Mackenrodt's arms are unusual in that they have a “chequy” field whose tinctures begin in dexter chief with the metal rather than the colour. This, at least, is what can be seen in this article, at the municipality's own website and at the Verbandsgemeinde’s website. While this arrangement is usual under English heraldic rules, it is rather unusual in German heraldry. An example of Mackenrodt's arms with the chequy field beginning with the colour rather than the metal can be seen at Heraldry of the World.
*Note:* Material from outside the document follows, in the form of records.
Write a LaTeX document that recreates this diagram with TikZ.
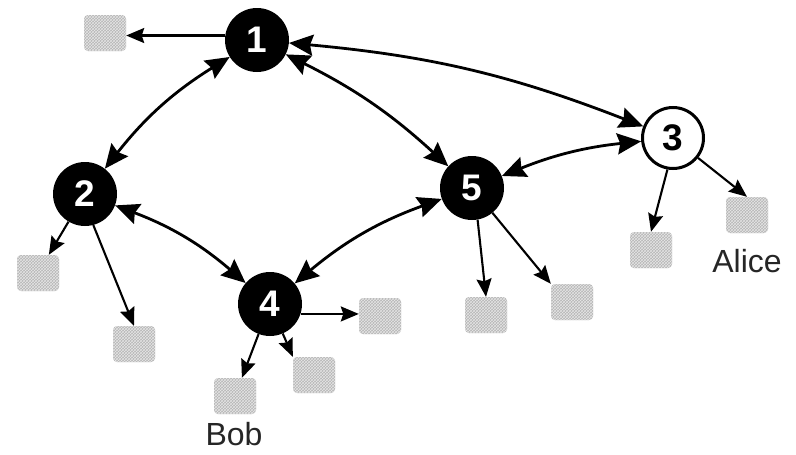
\documentclass[tikz,border=0pt]{standalone}
\usepackage{fontspec}
\setmainfont{Liberation Sans}
\usetikzlibrary{arrows.meta,patterns}
\begin{document}
\begin{tikzpicture}[x=1pt,y=-1pt,
  peer/.style={circle,fill=black,minimum size=64pt,inner sep=0pt,
    text=white,font=\fontsize{37}{37}\selectfont\bfseries},
  openpeer/.style={circle,draw=black,line width=3pt,fill=white,minimum size=61pt,
    inner sep=0pt,text=black,font=\fontsize{37}{37}\selectfont\bfseries},
  leaf/.style={rectangle,rounded corners=4pt,minimum width=42pt,minimum height=36pt,
    inner sep=0pt,fill=gray!58,
    postaction={pattern=crosshatch,pattern color=white!80!gray}},
  bigtip/.tip={Stealth[length=24pt,width=21pt,inset=3pt]},
  smalltip/.tip={Stealth[length=18pt,width=15pt,inset=2.5pt]},
  biedge/.style={line width=2.8pt,bigtip-bigtip},
  leafarrow/.style={line width=2.1pt,-smalltip},
  namelabel/.style={font=\fontsize{32}{32}\selectfont,text=black!85}]
\useasboundingbox (0,0) rectangle (796,455);

% peers
\node[peer] (n1) at (257,40) {1};
\node[peer] (n2) at (85,194) {2};
\node[openpeer] (n3) at (673,138) {3};
\node[peer] (n4) at (270,304) {4};
\node[peer] (n5) at (472,188) {5};

% stored items
\node[leaf] (s1) at (105,33) {};
\node[leaf] (s2a) at (38,273) {};
\node[leaf] (s2b) at (134,344) {};
\node[leaf] (s4a) at (235,396) {};
\node[leaf] (s4b) at (314,375) {};
\node[leaf] (s4c) at (380,316) {};
\node[leaf] (s5a) at (486,315) {};
\node[leaf] (s5b) at (572,302) {};
\node[leaf] (s3a) at (651,250) {};
\node[leaf] (s3b) at (747,215) {};

\node[namelabel] (alice) at (747,261) {Alice};
\node[namelabel] (bob) at (234,434) {Bob};

% links between peers
\draw[biedge] (n1) to[bend right=10] (n2);
\draw[biedge] (n1) to[bend left=8] (n5);
\draw[biedge] (n1) to[bend left=8] (n3);
\draw[biedge] (n2) to[bend left=10] (n4);
\draw[biedge] (n4) to[bend left=10] (n5);
\draw[biedge] (n5) to[bend left=8] (n3);

% links to stored items
\draw[leafarrow] (n1.172) -- (s1.east |- n1.172);
\draw[leafarrow] (n2) -- (s2a);
\draw[leafarrow] (n2.-75) -- (s2b.north);
\draw[leafarrow] (n4) -- (s4a);
\draw[leafarrow] (n4) -- (s4b.north west);
\draw[leafarrow] (n4.-18) -- (s4c.west |- n4.-18);
\draw[leafarrow] (n5.-80) -- (s5a.north);
\draw[leafarrow] (n5) -- (s5b.north west);
\draw[leafarrow] (n3.-100) -- (s3a.north);
\draw[leafarrow] (n3) -- (s3b.north);
\end{tikzpicture}
\end{document}
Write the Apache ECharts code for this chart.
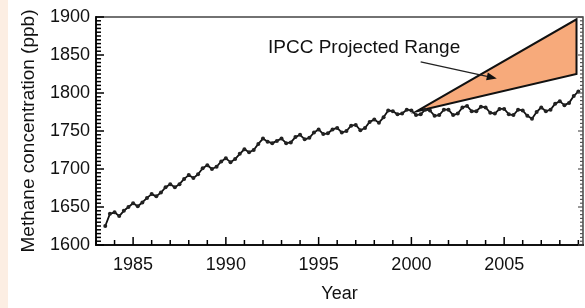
<!DOCTYPE html>
<html>
<head>
<meta charset="utf-8">
<script src="https://cdn.jsdelivr.net/npm/echarts@6/dist/echarts.min.js"></script>
<style>
  html, body { margin: 0; padding: 0; background: #fff; }
  #chart { width: 585px; height: 308px; }
</style>
</head>
<body>
<div id="chart"></div>
<script>
  // quarterly readings of the methane record (year, ppb)
  const years = [
    1983.50, 1983.75, 1984.00, 1984.25, 1984.50, 1984.75, 1985.00, 1985.25, 1985.50, 1985.75,
    1986.00, 1986.25, 1986.50, 1986.75, 1987.00, 1987.25, 1987.50, 1987.75, 1988.00, 1988.25,
    1988.50, 1988.75, 1989.00, 1989.25, 1989.50, 1989.75, 1990.00, 1990.25, 1990.50, 1990.75,
    1991.00, 1991.25, 1991.50, 1991.75, 1992.00, 1992.25, 1992.50, 1992.75, 1993.00, 1993.25,
    1993.50, 1993.75, 1994.00, 1994.25, 1994.50, 1994.75, 1995.00, 1995.25, 1995.50, 1995.75,
    1996.00, 1996.25, 1996.50, 1996.75, 1997.00, 1997.25, 1997.50, 1997.75, 1998.00, 1998.25,
    1998.50, 1998.75, 1999.00, 1999.25, 1999.50, 1999.75, 2000.00, 2000.25, 2000.50, 2000.75,
    2001.00, 2001.25, 2001.50, 2001.75, 2002.00, 2002.25, 2002.50, 2002.75, 2003.00, 2003.25,
    2003.50, 2003.75, 2004.00, 2004.25, 2004.50, 2004.75, 2005.00, 2005.25, 2005.50, 2005.75,
    2006.00, 2006.25, 2006.50, 2006.75, 2007.00, 2007.25, 2007.50, 2007.75, 2008.00, 2008.25,
    2008.50, 2008.75, 2009.00
  ];
  const methane = [
    1625, 1641, 1643, 1638, 1645, 1650, 1655, 1651, 1656, 1662,
    1667, 1664, 1669, 1676, 1680, 1676, 1680, 1687, 1692, 1688,
    1693, 1701, 1705, 1700, 1703, 1710, 1714, 1709, 1713, 1720,
    1726, 1722, 1725, 1733, 1740, 1736, 1734, 1737, 1740, 1734,
    1735, 1742, 1745, 1739, 1741, 1748, 1752, 1746, 1747, 1752,
    1754, 1748, 1750, 1757, 1758, 1751, 1754, 1762, 1765, 1761,
    1768, 1777, 1776, 1772, 1773, 1778, 1777, 1771, 1772, 1778,
    1777, 1770, 1771, 1778, 1778, 1771, 1773, 1781, 1783, 1776,
    1776, 1782, 1781, 1774, 1773, 1779, 1779, 1772, 1771, 1778,
    1777, 1770, 1766, 1775, 1781, 1776, 1778, 1786, 1789, 1784,
    1787, 1796, 1802
  ];

  // IPCC projected range polygon corners
  const rangeYears = [2000.3, 2008.9, 2008.9];
  const rangeValues = [1776, 1897, 1825];

  // annotation arrow (start, end)
  const arrowYears = [2000.5, 2004.6];
  const arrowValues = [1841, 1819];

  // axis tick positions
  const majorYears = [1985, 1990, 1995, 2000, 2005];
  const minorYears = [1983, 1984, 1985, 1986, 1987, 1988, 1989, 1990, 1991, 1992, 1993, 1994, 1995,
    1996, 1997, 1998, 1999, 2000, 2001, 2002, 2003, 2004, 2005, 2006, 2007, 2008, 2009];
  const majorPpb = [1600, 1650, 1700, 1750, 1800, 1850, 1900];
  const minorPpb = [];
  for (let v = 1600; v <= 1900; v += 5) minorPpb.push(v);

  const xMin = 1983, xMax = 2009.25, yMin = 1600, yMax = 1900;

  const font = 'Liberation Sans, Arial, sans-serif';
  const ink = '#111';
  const plain = function (v) { return String(v); };

  function seg(a, b, color, w) {
    return {
      type: 'line',
      shape: { x1: a[0], y1: a[1], x2: b[0], y2: b[1] },
      style: { stroke: color, lineWidth: w || 1.5 }
    };
  }

  // all inward ticks of the frame, drawn as one group
  function renderTicks(params, api) {
    const kids = [];
    minorYears.forEach(function (y) {
      const p = api.coord([y, yMin]);
      const len = majorYears.indexOf(y) >= 0 ? 8 : 5;
      kids.push(seg(p, [p[0], p[1] - len], '#000'));
    });
    minorPpb.forEach(function (v) {
      const major = majorPpb.indexOf(v) >= 0;
      const l = api.coord([xMin, v]);
      kids.push(seg(l, [l[0] + (major ? 8 : 5), l[1]], '#000'));
      const r = api.coord([xMax, v]);
      kids.push(seg(r, [r[0] - (major ? 5 : 3), r[1]], '#555', 1.2));
    });
    return { type: 'group', children: kids };
  }

  // annotation arrow with a filled head
  function renderArrow(params, api) {
    const a = api.coord([arrowYears[0], arrowValues[0]]);
    const b = api.coord([arrowYears[1], arrowValues[1]]);
    const ang = Math.atan2(b[1] - a[1], b[0] - a[0]);
    const hl = 10, hw = 4;
    const bx = b[0] - hl * Math.cos(ang), by = b[1] - hl * Math.sin(ang);
    const nx = -Math.sin(ang) * hw, ny = Math.cos(ang) * hw;
    return {
      type: 'group',
      children: [
        seg(a, [bx, by], '#222', 1.3),
        {
          type: 'polygon',
          shape: { points: [b, [bx + nx, by + ny], [bx - nx, by - ny]] },
          style: { fill: '#111' }
        }
      ]
    };
  }

  const chart = echarts.init(document.getElementById('chart'));
  const option = {
    animation: false,
    backgroundColor: '#fff',
    grid: {
      left: 96, right: 2, top: 17, bottom: 57,
      show: true, borderColor: '#444', borderWidth: 1.5, backgroundColor: 'transparent'
    },
    graphic: [
      { type: 'rect', left: 0, top: 0, shape: { width: 8, height: 308 }, style: { fill: '#FCEEE3' }, z: -1 },
      {
        type: 'text', left: 268, top: 38,
        style: { text: 'IPCC Projected Range', font: '19px ' + font, fill: ink }
      }
    ],
    xAxis: {
      type: 'value', min: xMin, max: xMax,
      name: 'Year', nameLocation: 'middle', nameGap: 40,
      nameTextStyle: { fontFamily: font, fontSize: 18, color: ink },
      axisLine: { show: true, lineStyle: { color: '#111', width: 2 } },
      axisTick: { show: false },
      axisLabel: { show: true, customValues: majorYears, formatter: plain, margin: 11, fontFamily: font, fontSize: 18, color: ink },
      splitLine: { show: false }
    },
    yAxis: {
      type: 'value', min: yMin, max: yMax, interval: 50,
      name: 'Methane concentration (ppb)', nameLocation: 'middle', nameGap: 58, nameRotate: 90,
      nameTextStyle: { fontFamily: font, fontSize: 19, color: ink },
      axisLine: { show: true, lineStyle: { color: '#111', width: 2 } },
      axisTick: { show: false },
      axisLabel: { show: true, formatter: plain, margin: 6, fontFamily: font, fontSize: 18, color: ink },
      splitLine: { show: false }
    },
    series: [
      {
        type: 'custom',
        renderItem: function (params, api) {
          const pts = rangeYears.map(function (yr, i) { return api.coord([yr, rangeValues[i]]); });
          return {
            type: 'polygon',
            shape: { points: pts },
            style: { fill: '#F7AA7B', stroke: '#111', lineWidth: 2 }
          };
        },
        data: [[rangeYears[0], rangeValues[0]]],
        z: 2
      },
      {
        type: 'line',
        data: years.map(function (yr, i) { return [yr, methane[i]]; }),
        symbol: 'circle', symbolSize: 4,
        itemStyle: { color: '#222' },
        lineStyle: { color: '#111', width: 1.8 },
        z: 3
      },
      {
        type: 'custom',
        silent: true,
        renderItem: renderArrow,
        data: [[arrowYears[1], arrowValues[1]]],
        z: 4
      },
      {
        type: 'custom',
        silent: true,
        renderItem: renderTicks,
        data: [[2000, 1750]],
        z: 5
      }
    ]
  };
  chart.setOption(option);
</script>
</body>
</html>
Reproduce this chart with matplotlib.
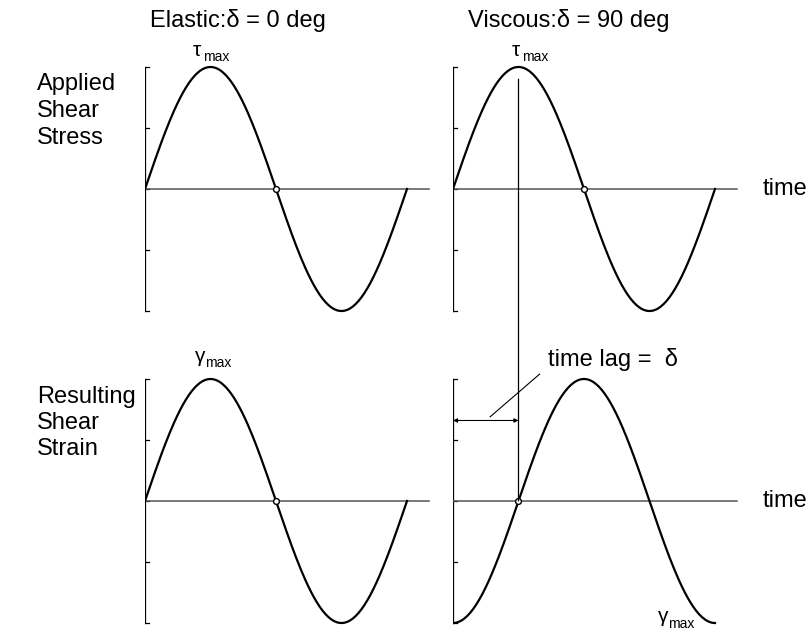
import matplotlib
matplotlib.use("Agg")
import matplotlib.pyplot as plt
from matplotlib.patches import ConnectionPatch
import numpy as np

plt.rcParams['font.family'] = ['Liberation Sans', 'DejaVu Sans']

# schematic data: one period of the applied stress and resulting strain
t_deg = np.arange(0, 361, 2)
phase_lag_deg = [0, 90]            # elastic, viscous
column_titles = ['Elastic:δ = 0 deg', 'Viscous:δ = 90 deg']
row_labels = ['Applied\nShear\nStress', 'Resulting\nShear\nStrain']
y_ticks = [-1, -0.5, 0, 0.5, 1]
axis_end_deg = 390

W, H = 812, 635
PX_PER_DEG = 262 / 360
PX_PER_UNIT = 122
XLIM = (0, 400)
YLIM = (-1.1, 1.1)


def fx(px):
    return px / W


def fy(py):
    return 1 - py / H


fig = plt.figure(figsize=(W / 100, H / 100), dpi=100)


def make_panel(x0_px, yc_px):
    w = (XLIM[1] - XLIM[0]) * PX_PER_DEG
    h = (YLIM[1] - YLIM[0]) * PX_PER_UNIT
    ax = fig.add_axes([fx(x0_px), fy(yc_px + h / 2), w / W, h / H])
    ax.set_xlim(*XLIM)
    ax.set_ylim(*YLIM)
    ax.axis('off')
    # vertical axis with small ticks
    ax.plot([0, 0], [y_ticks[0], y_ticks[-1]], color='black', lw=0.9)
    for yt in y_ticks:
        ax.plot([0, 4 / PX_PER_DEG], [yt, yt], color='black', lw=0.9)
    # time axis
    ax.plot([0, axis_end_deg], [0, 0], color='#555555', lw=1.1)
    return ax


x_left = [145, 453]
y_center = [189, 501]
axes = {}
for r in range(2):
    for c in range(2):
        axes[r, c] = make_panel(x_left[c], y_center[r])

for c, lag in enumerate(phase_lag_deg):
    stress = np.sin(np.radians(t_deg))
    strain = np.sin(np.radians(t_deg - lag))
    axes[0, c].plot(t_deg, stress, color='black', lw=1.6)
    axes[1, c].plot(t_deg, strain, color='black', lw=1.6)
    axes[0, c].plot([180], [0], 'o', ms=4.2, mfc='white', mec='black', mew=1.0)
    axes[1, c].plot([180 if lag == 0 else lag], [0], 'o', ms=4.2,
                    mfc='white', mec='black', mew=1.0)

# column titles
fig.text(fx(150), fy(21), column_titles[0], fontsize=17, va='center', ha='left')
fig.text(fx(468), fy(21), column_titles[1], fontsize=17, va='center', ha='left')

# row labels
fig.text(fx(37), fy(111), row_labels[0], fontsize=17, va='center', ha='left', linespacing=1.27)
fig.text(fx(37), fy(423), row_labels[1], fontsize=17, va='center', ha='left', linespacing=1.23)

# time labels
for yc in y_center:
    fig.text(fx(763), fy(yc), 'time', fontsize=17, va='center', ha='left')


# amplitude labels
def amp_label(x_px, y_px, sym):
    fig.text(fx(x_px), fy(y_px), sym, fontsize=15, va='center', ha='left')
    fig.text(fx(x_px + 10), fy(y_px + 7), 'max', fontsize=10, va='center', ha='left')


amp_label(193, 50, 'τ')
amp_label(512, 50, 'τ')
amp_label(195, 356, 'γ')
amp_label(658, 617, 'γ')

# vertical line marking stress peak down to strain zero crossing
con = ConnectionPatch(xyA=(90, 0.9), coordsA=axes[0, 1].transData,
                      xyB=(90, 0), coordsB=axes[1, 1].transData,
                      color='black', lw=0.9)
fig.add_artist(con)

# time lag arrow
ax = axes[1, 1]
ax.annotate('', xy=(0, 0.66), xytext=(90, 0.66),
            arrowprops=dict(arrowstyle='<|-|>', color='black', lw=0.8,
                            mutation_scale=6, shrinkA=0, shrinkB=0))
ax.plot([51, 119], [0.69, 1.04], color='black', lw=0.8, clip_on=False)
ax.text(130, 1.16, 'time lag =  δ', fontsize=17, va='center', ha='left', clip_on=False)

fig.savefig('out.png', dpi=100)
==Economy and infrastructure==

===Transport===
To the south runs Bundesstraße 41. Serving Idar-Oberstein is a railway station that, as a Regional-Express and Regionalbahn stop, is linked by way of the Nahe Valley Railway (Bingen–Saarbrücken) to the Saarland and the Frankfurt Rhine Main Region. The Rhein-Nahe-Express running the Mainz-Saarbrücken route serves the station hourly. Every other train goes through to the main railway station in Frankfurt with a stop at Frankfurt Airport. Formerly, fast trains on the Frankfurt-Paris route had a stop at Idar-Oberstein.